Les radiofréquences pour la science et la société
Aujourd’hui, de nombreux radiotélescopes sont situés dans des zones de silence radio protégées pour prévenir les interférences de radiofréquences au sol. Cependant, le nombre de nouveaux satellites en orbite proche de la Terre signifie que ces zones n’assurent plus le niveau de protection qu’elles avaient dans le passé. Les constellations de satellites de plus en plus nombreuses émettront constamment des signaux au-dessus de ces radiotélescopes hautement sensibles et risquent d’influer fortement sur les mesures si des actions préventives ne sont pas prises.
Certaines bandes de fréquences étroites sont protégées par l’Union internationale des télécommunications (UIT) pour la radioastronomie, mais ne représentent qu’une infime fraction du spectre radioélectrique qui est principalement alloué aux communications, à la navigation, ainsi qu’à des utilisations militaires et commerciales.
Le Règlement des radiocommunications est révisé tous les 3 à 4 ans lors des Conférences mondiales des radiocommunications (CMR). En 2023, pour la première fois depuis plus de dix ans, les parties prenantes de la radioastronomie ont fait approuver un nouveau point à l’ordre du jour de la prochaine réunion en 2027 afin d’examiner les «études sur les dispositions techniques et réglementaires nécessaires à la protection de la radioastronomie opérant dans des zones de silence radio spécifiques».
La communauté de la radioastronomie prépare actuellement ses positions pour la CMR de 2027, en informant les gouvernements de l’importance des radiofréquences pour la recherche et en sensibilisant le grand public et les astronomes.
La gouvernance de l’Espace extra-atmosphérique
Réglementer ce qui va dans l’Espace est une autre histoire. On peut y voir le «Far West» là-haut. Le Traité sur l’Espace extra-atmosphérique, l’accord international fondamental qui régit la manière dont les nations agissent dans l’Espace, a été adopté par les Nations Unies en 1967. Il contient peu de règles, bien qu’il garantisse la liberté d’exploration de l’Espace et de son utilisation à des fins pacifiques, le libre accès à l’Espace et la liberté de recherche scientifique dans l’Espace extra-atmosphérique.
Un autre principe clé du Traité est que «les États doivent éviter la contamination nuisible de l’Espace et des corps célestes». Lorsque les satellites existent par dizaines ou centaines de milliers, peut-on les qualifier de contamination nuisible? Combien sont suffisants?
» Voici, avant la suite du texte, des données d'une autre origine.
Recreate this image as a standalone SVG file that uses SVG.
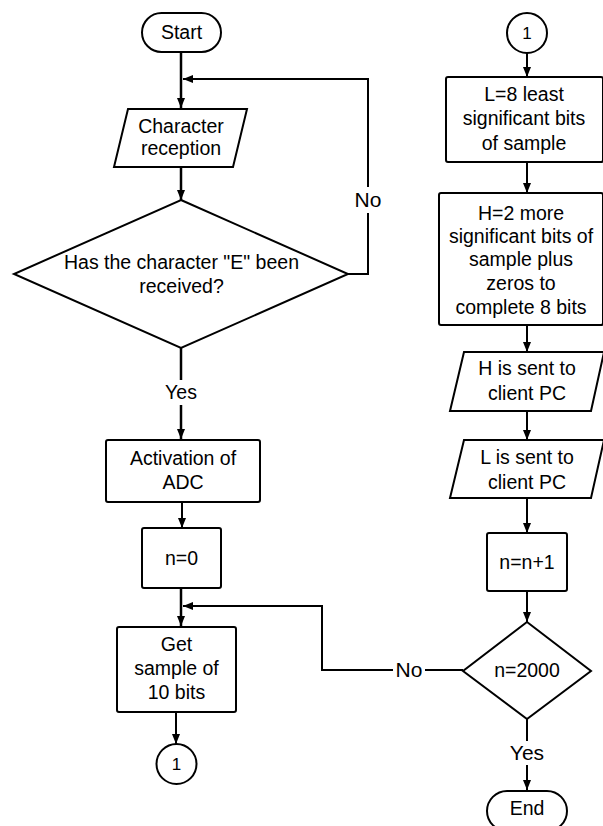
<svg xmlns="http://www.w3.org/2000/svg" width="603" height="826" viewBox="0 0 603 826">
<style>
.n{fill:#fff;stroke:#000;stroke-width:2}
.t{font-family:"Liberation Sans",Arial,sans-serif;font-size:19.5px;fill:#000;text-anchor:middle}
.l{font-family:"Liberation Sans",Arial,sans-serif;font-size:21px;fill:#000;text-anchor:middle}
.c{fill:none;stroke:#000;stroke-width:2}
.ct{font-family:"Liberation Sans",Arial,sans-serif;font-size:17px;fill:#000;text-anchor:middle}
</style>
<defs>
<marker id="ah" markerUnits="userSpaceOnUse" markerWidth="10" markerHeight="8" refX="10" refY="4" orient="auto">
<path d="M0,0 L10,4 L0,8 z" fill="#000"/>
</marker>
</defs>
<rect width="603" height="826" fill="#fff"/>
<g id="connectors">
<path class="c" style="stroke-width:2.5" d="M181,52 V108" marker-end="url(#ah)"/>
<path class="c" style="stroke-width:2.5" d="M181,167 V200" marker-end="url(#ah)"/>
<path class="c" d="M348,274 H368 V213"/>
<path class="c" d="M368,187 V79 H183" marker-end="url(#ah)"/>
<path class="c" style="stroke-width:2.5" d="M181,348 V380"/>
<path class="c" style="stroke-width:2.5" d="M181,405 V439" marker-end="url(#ah)"/>
<path class="c" d="M182,502 V528" marker-end="url(#ah)"/>
<path class="c" style="stroke-width:2.5" d="M181,588 V626" marker-end="url(#ah)"/>
<path class="c" d="M463,670 H425"/>
<path class="c" d="M393,670 H322 V606 H183" marker-end="url(#ah)"/>
<path class="c" d="M176,712 V744" marker-end="url(#ah)"/>
<path class="c" d="M527,53 V77" marker-end="url(#ah)"/>
<path class="c" d="M527,162 V193" marker-end="url(#ah)"/>
<path class="c" d="M527,325 V352" marker-end="url(#ah)"/>
<path class="c" d="M527,411 V440" marker-end="url(#ah)"/>
<path class="c" d="M527,498 V533" marker-end="url(#ah)"/>
<path class="c" d="M527,591 V622" marker-end="url(#ah)"/>
<path class="c" d="M527,719 V741"/>
<path class="c" d="M527,765 V790" marker-end="url(#ah)"/>
<text class="l" x="368" y="207">No</text>
<text class="t" x="181" y="399">Yes</text>
<text class="l" x="409" y="677">No</text>
<text class="l" x="527" y="760">Yes</text>
</g>
<g id="start">
<rect class="n" x="142" y="13" width="79" height="39" rx="19.5"/>
<text class="t" x="181.5" y="39">Start</text>
</g>
<g id="char-reception">
<path class="n" d="M128,109 H247 L233,167 H114 Z"/>
<text class="t" x="181" y="133">Character</text>
<text class="t" x="181" y="155">reception</text>
</g>
<g id="decision-e">
<path class="n" d="M181,200 L348,274 L181,348 L14,274 Z"/>
<text class="t" x="181.5" y="269">Has the character "E" been</text>
<text class="t" x="181.5" y="293">received?</text>
</g>
<g id="activation">
<rect class="n" x="106" y="440" width="154" height="62" rx="2"/>
<text class="t" x="183" y="465">Activation of</text>
<text class="t" x="183" y="489">ADC</text>
</g>
<g id="n0">
<rect class="n" x="142" y="528" width="79" height="60" rx="2"/>
<text class="t" x="181.5" y="565">n=0</text>
</g>
<g id="get-sample">
<rect class="n" x="117" y="627" width="119" height="85" rx="2"/>
<text class="t" x="176.5" y="651">Get</text>
<text class="t" x="176.5" y="675">sample of</text>
<text class="t" x="176.5" y="699">10 bits</text>
</g>
<g id="connector-out">
<circle class="n" cx="176.5" cy="764" r="20"/>
<text class="ct" x="176.5" y="770">1</text>
</g>
<g id="connector-in">
<circle class="n" cx="527" cy="33" r="20"/>
<text class="ct" x="527" y="39">1</text>
</g>
<g id="l-bits">
<rect class="n" x="446" y="77" width="157" height="85" rx="2"/>
<text class="t" x="524" y="101">L=8 least</text>
<text class="t" x="524" y="125">significant bits</text>
<text class="t" x="524" y="150">of sample</text>
</g>
<g id="h-bits">
<rect class="n" x="439" y="193" width="164" height="132" rx="2"/>
<text class="t" x="521" y="220">H=2 more</text>
<text class="t" x="521" y="243">significant bits of</text>
<text class="t" x="521" y="266">sample plus</text>
<text class="t" x="521" y="290">zeros to</text>
<text class="t" x="521" y="314">complete 8 bits</text>
</g>
<g id="h-sent">
<path class="n" d="M464,352 H604 L591,411 H450 Z"/>
<text class="t" x="527" y="375">H is sent to</text>
<text class="t" x="527" y="400">client PC</text>
</g>
<g id="l-sent">
<path class="n" d="M464,440 H604 L591,498 H450 Z"/>
<text class="t" x="527" y="464">L is sent to</text>
<text class="t" x="527" y="489">client PC</text>
</g>
<g id="n-inc">
<rect class="n" x="487" y="533" width="80" height="58" rx="2"/>
<text class="t" x="527" y="569">n=n+1</text>
</g>
<g id="decision-n">
<path class="n" d="M527,622 L591,671 L527,719 L463,671 Z"/>
<text class="t" x="527" y="677">n=2000</text>
</g>
<g id="end">
<rect class="n" x="487" y="791" width="80" height="40" rx="20"/>
<text class="t" x="527" y="815">End</text>
</g>
</svg>
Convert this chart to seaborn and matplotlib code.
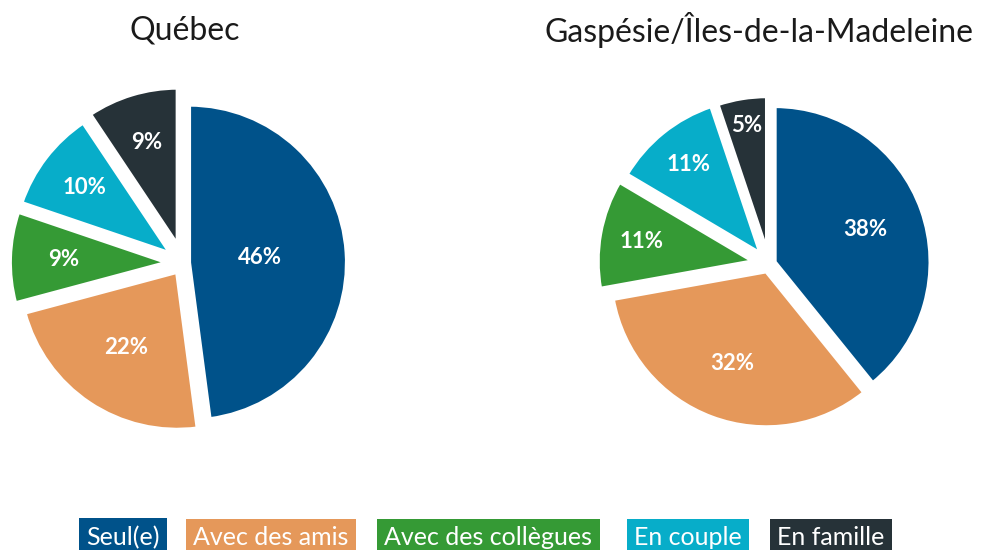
import numpy as np
import seaborn as sns
import matplotlib.pyplot as plt

sns.set_style("white")
plt.rcParams['font.family'] = ['Lato', 'DejaVu Sans']

# données
categories = ["Seul(e)", "Avec des amis", "Avec des collègues", "En couple", "En famille"]
quebec = [46, 22, 9, 10, 9]
gaspesie = [38, 32, 11, 11, 5]
titles = ["Québec", "Gaspésie/Îles-de-la-Madeleine"]

colors = ["#00528A", "#E5985A", "#359A35", "#07ADC9", "#263238"]
palette = sns.color_palette(colors)

W, H = 985, 550
fig = plt.figure(figsize=(W / 100, H / 100), dpi=100)

LIM = 1.2
# mise en page : centre (px), rayon (px), décalage des parts, rayon des étiquettes, x du titre
pies = [
    dict(vals=quebec, cx=183, cy=263, r=158,
         explode=[0.038, 0.067, 0.096, 0.096, 0.115],
         lab_r=[0.45, 0.58, 0.66, 0.69, 0.68], tx=185),
    dict(vals=gaspesie, cx=769, cy=264, r=156,
         explode=[0.038, 0.05, 0.10, 0.083, 0.077],
         lab_r=[0.62, 0.63, 0.73, 0.74, 0.82], tx=759),
]

for p, title in zip(pies, titles):
    h = LIM * p["r"]
    ax = fig.add_axes([(p["cx"] - h) / W, (H - p["cy"] - h) / H, 2 * h / W, 2 * h / H])
    wedges, _ = ax.pie(
        p["vals"], colors=palette, startangle=90, counterclock=False,
        explode=p["explode"],
        wedgeprops=dict(edgecolor="white", linewidth=3),
    )
    for w, v, lr in zip(wedges, p["vals"], p["lab_r"]):
        mid = np.deg2rad((w.theta1 + w.theta2) / 2)
        x0, y0 = w.center
        ax.text(x0 + lr * np.cos(mid), y0 + lr * np.sin(mid), f"{v}%",
                ha="center", va="center", color="white",
                fontsize=16, fontweight="bold")
    ax.set_xlim(-LIM, LIM)
    ax.set_ylim(-LIM, LIM)
    ax.set_aspect("equal")
    ax.axis("off")
    fig.text(p["tx"] / W, 1 - 30 / H, title, ha="center", va="center",
             fontsize=23, color="#1a1a1a")

# légende en boîtes colorées
leg_x = [86, 193, 384, 634, 777]
for lx, cat, col in zip(leg_x, categories, colors):
    fig.text(lx / W, 1 / H, cat, ha="left", va="bottom", color="white",
             fontsize=18,
             bbox=dict(boxstyle="square,pad=0.3", facecolor=col, edgecolor="none"))

fig.savefig("out.png", dpi=100, facecolor="white")
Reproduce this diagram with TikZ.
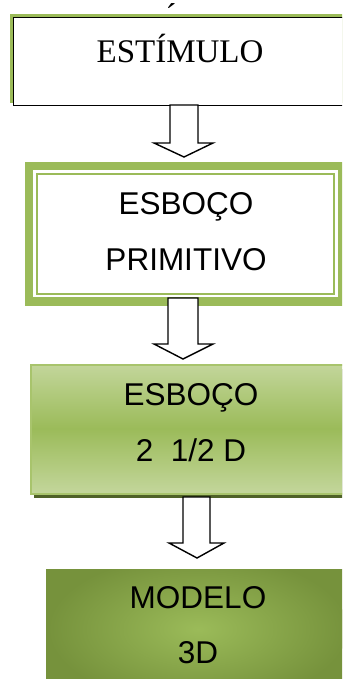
\documentclass[tikz,border=0pt]{standalone}
\usepackage{fontspec}
\setmainfont{Liberation Serif}
\newfontfamily\arial{Liberation Sans}
\definecolor{ogreen}{HTML}{9BBB59}
\definecolor{olight}{HTML}{C3D69B}
\definecolor{odark}{HTML}{76923C}
\definecolor{oshadow}{HTML}{4F6228}
\definecolor{oborder}{HTML}{A8C46C}
\tikzset{
  lbl/.style={anchor=base, inner sep=0pt, font=\arial\fontsize{31.5bp}{36bp}\selectfont},
  blockarrow/.style={draw=black, fill=white, line width=1.4bp, line join=miter},
}
\begin{document}
\begin{tikzpicture}[x=1bp, y=-1bp]
\useasboundingbox (0,0) rectangle (342,679);
\clip (0,0) rectangle (342,679);
% Box 1
\fill[ogreen] (10,14) rectangle (365,103);
\node[draw=black, fill=white, line width=1.4bp, anchor=north west, minimum width=360bp, minimum height=88bp, inner sep=0pt] (b1) at (13,17) {};
\node[anchor=base, inner sep=0pt, font=\fontsize{33bp}{38bp}\selectfont] (t1) at (180,63) {ESTÍMULO};
\node[anchor=base, inner sep=0pt, font=\fontsize{33bp}{38bp}\selectfont] (acc) at (171,27) {´};
% Box 2
\node[fill=ogreen, anchor=north west, minimum width=321bp, minimum height=144bp, inner sep=0pt] (b2) at (25,162) {};
\fill[white] (33.3,170) rectangle (337.7,297);
\draw[ogreen, line width=2bp] (37,174) rectangle (334,294);
\node[lbl] (t2a) at (186,214) {ESBOÇO};
\node[lbl] (t2b) at (186,270) {PRIMITIVO};
% Arrow 1
\draw[blockarrow] (170,105) -- (198,105) -- (198,143) -- (213,143) -- (184,157) -- (154,143) -- (170,143) -- cycle;
% Box 3
\fill[oshadow] (34,369) rectangle (380,498);
\shade[top color=olight, bottom color=olight, middle color=ogreen] (30,364) rectangle (375,493);
\node[draw=oborder, line width=1.8bp, anchor=north west, minimum width=345bp, minimum height=129bp, inner sep=0pt] (b3) at (30,364) {};
\node[lbl] (t3a) at (191,405) {ESBOÇO};
\node[lbl] (t3b) at (191,461) {2\ \ 1/2 D};
% Arrow 2
\draw[blockarrow] (168,298) -- (198,298) -- (198,344) -- (213,344) -- (183,359) -- (154,344) -- (168,344) -- cycle;
% Box 4
\node[anchor=north west, minimum width=324bp, minimum height=130bp, inner sep=0pt] (b4) at (46,569) {};
\fill[odark] (46,569) rectangle (370,699);
\begin{scope}
\clip (46,569) rectangle (370,699);
\shade[inner color=ogreen, outer color=odark] (198,629) ellipse (150 and 75);
\end{scope}
\node[lbl] (t4a) at (198,608) {MODELO};
\node[lbl] (t4b) at (198,663) {3D};
% Arrow 3
\draw[blockarrow] (183,497) -- (210,497) -- (210,543) -- (224,543) -- (197,558) -- (169,543) -- (183,543) -- cycle;
\end{tikzpicture}
\end{document}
«Il est important que la communauté mondiale élabore une approche innovante de la gouvernance spatiale, qui tienne compte des complexités de la géopolitique actuelle tout en garantissant un accès équitable aux infrastructures spatiales pour le bien de l’humanité. La communauté spatiale pourrait certainement chercher à tirer des enseignements de la crise climatique et à prendre en compte différentes valeurs et opinions culturelles», affirme Emmanuelle David, directrice exécutive du Centre spatial de l’EPFL.
Un ciel sombre et calme
Face au défi posé par des dizaines de milliers de satellites dans le ciel, le Centre de l’Union astronomique internationale (UAI) pour la protection du ciel sombre et calme contre les interférences des constellations de satellites a été officiellement inauguré en 2022. La même année, et pour la première fois, l’UAI, la SKAO et l’Observatoire européen austral (ESO) ont soumis pour examen un document au Comité des utilisations pacifiques de l’espace extra-atmosphérique (CUPEEA).
C’était la première fois que la protection du ciel sombre et calme de la Terre était inscrite officiellement à l’ordre du jour des Nations Unies. Cela encourage la communauté internationale à protéger les capacités mondiales d’observation astronomique contre les interférences artificielles perturbatrices et nuisibles. Aujourd’hui, Jean-Paul Kneib et Thomas Schildknetch de l’Université de Berne ont été nommés par le gouvernement suisse comme représentants au sein de la nouvelle initiative Group of Friends of the Dark & Quiet Skies for Science and Society. Sous les auspices du CUPEEA, celui-ci rassemblera des recommandations de spécialistes en vue d’atténuer les interférences des satellites et des constellations de grands satellites sur l’astronomie.
«Nous devons reconnaître les dommages causés par l’expansion de la lumière artificielle la nuit. En tant que membre de cette initiative GoF, nous voulons nous assurer que “l’impact des constellations de satellites sur les installations astronomiques” est à l’ordre du jour afin de discuter de ces problèmes et de veiller à ce qu’ils soient résolus ou atténués de manière satisfaisante», déclare Jean-Paul Kneib.
Aujourd’hui, si vous avez la chance d’observer une belle nuit étoilée dans un endroit éloigné, vous verrez plus de satellites en orbite qu’il n’y a d’étoiles filantes. Les célèbres colliers de perles de Starlink peuvent être momentanément fascinants, mais avons-nous envie de voir des centaines de satellites sans cesse en mouvement, de n’importe quel endroit sur Terre, qui éclipsent les étoiles? Le ciel nocturne immaculé est-il un patrimoine humain?
«En l’absence de toute réglementation existante, ce sont nos sociétés, et non les entreprises privées, qui devraient décider de protéger ou non notre ciel sombre et calme en tant que ressource partagée par toute l’humanité», conclut Jean-Paul Kneib.